Margaret Mitchell: ‘The people who are most likely to be harmed by AI don’t have a seat at the table for regulation’

Margaret Mitchell, born in Los Angeles, prefers not to reveal her age. This could be a matter of vanity, or her tendency to safeguard the privacy and the proper use of data. Perhaps the latter, as she is one of the leading experts in ethics of technology and has devoted her career to reducing algorithmic biases. She founded and led Google’s Ethical AI team alongside Timnit Gebru until they were both fired, a few months apart, three years ago. She now oversees the ethics department at Hugging Face, is one of the 100 most influential people of 2023 according to Time magazine and was one of the most anticipated speakers at the Smart City Expo World Congress held recently in Barcelona, Spain.
Question. How do technology companies react when they are warned about ethical issues?

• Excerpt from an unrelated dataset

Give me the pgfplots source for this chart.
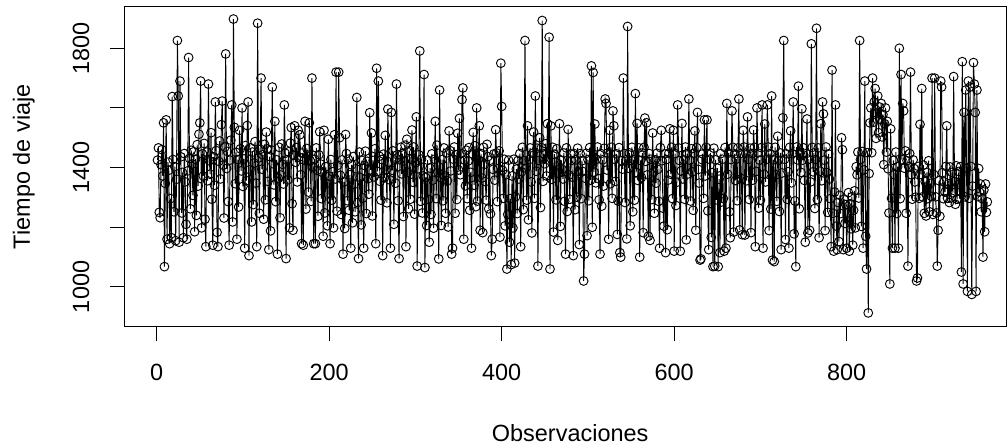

Answer. The people I worked with [at Google] were absolutely passionate about it. I think at a higher level, it was maybe not as clear why what I was doing was important. Maybe they didn’t understand.
Q. Why were you fired?
A. It wasn’t someone saying “ethical work is bad.” It was more tied up in weird power differentials. It had to do with my co-lead [Timnit Gebru] being treated as less than her peers. That kind of treatment was consistent with racism. I couldn’t not see that, and I couldn’t not say something about it. It was part of a larger discussion of power and systemic discrimination.
Q. Do AI developers care about ethics?
A. It really depends on the developer. I’ve worked with developers who always want to check if they’re doing the right thing. But the development culture, engineering culture, tends to prioritize a sort of alpha behavior where you always want to be the first to put out something or get the highest score. That can work as a disincentive to thinking through ethical considerations.
Q. How do discrimination and bias work in algorithms?
A. It starts with who’s at the table from the beginning. If you don’t have inclusive spaces for diverse people, you’re not going to be able to incorporate a diversity of thinking into your product development. If they don’t incorporate marginalized people, the kind of data that’s collected, and how it’s collected, reflect the viewpoints of the people who have power, and these tend to be disproportionately white and Asian men, so the kind of data that gets collected tends to be consistent with their worldviews. So if the viewpoints of people who are marginalized aren’t treated as important in the development of AI, then there will be decisions to launch that technology, even if it doesn’t work for people like them, or even if it harms them. For example, autonomous cars that do not detect children, because the data that control them do not take into account their most chaotic or erratic behaviors. Women used to be hurt by airbags, because the crash test dummies were the shape of men, so they didn’t actually save women, because they tend to have breasts. You have to make sure that your system works equally well across those different kinds of characteristics and contexts.
Margaret Mitchell, pictured in Barcelona after her talk at the Smart City Expo World Congress. Albert GarciaQ. What are the groups most discriminated against in AI?
A. Black women, non-binary people, people from the LGTBQ+ community and Latinx people. You also see this in who works in tech companies and who doesn’t.
Q. How can you make sure that technology respects ethical values?
A. One of the things that help me navigate this is the idea of value pluralism. Different people have different values. Something that really concerns me about AI right now is this idea that you should have one general model that has the right values, as opposed to another approach, which is called Artificial Narrow Intelligence, where you focus on specific tasks and specific values. You need to have more individualized kinds of models.
Q. Is there a lack of regulation and transparency?
A. Companies need to disclose the basic details of their training data. Maybe not openly share their data with everyone, but minimally, demonstrate that the proportions of different characteristics are roughly equal, and take into account actual context, not a stereotyping context.
Q. What do you think about those who asked for a pause in the development of AI?
A. It was a weird thing. It turned out that the group it was coming from is highly associated with effective altruism and it was trying to get more power influencing politicians. This was probably less about doing the right thing and more about trying to get power. Some of the wording in there was super problematic, this idea that we’ve reached a point where AI is beneficial, but it’s not beneficial for everyone; there was a focus on existential threat, as opposed to individual harms that were already happening to different subpopulations. It really reflected some of the most problematic thinking in tech, and it kind of made me feel sick to my stomach a bit. And now they have a seat at the table, they are getting invited to discuss regulations.
Q. Are you optimistic about the future of AI?
A. No. I think that the people who are most likely to be harmed by this technology are not the people who have a seat at the table for regulation or who have a seat at the table for large tech companies. The fact that we’re having discussions about ethics in AI all over the world, I would not have imagined that four years ago. But that doesn’t mean that where we will be in 10 years is the best place for us to be. There are a lot of other paths that I think would be more beneficial for humanity that I don’t see us following.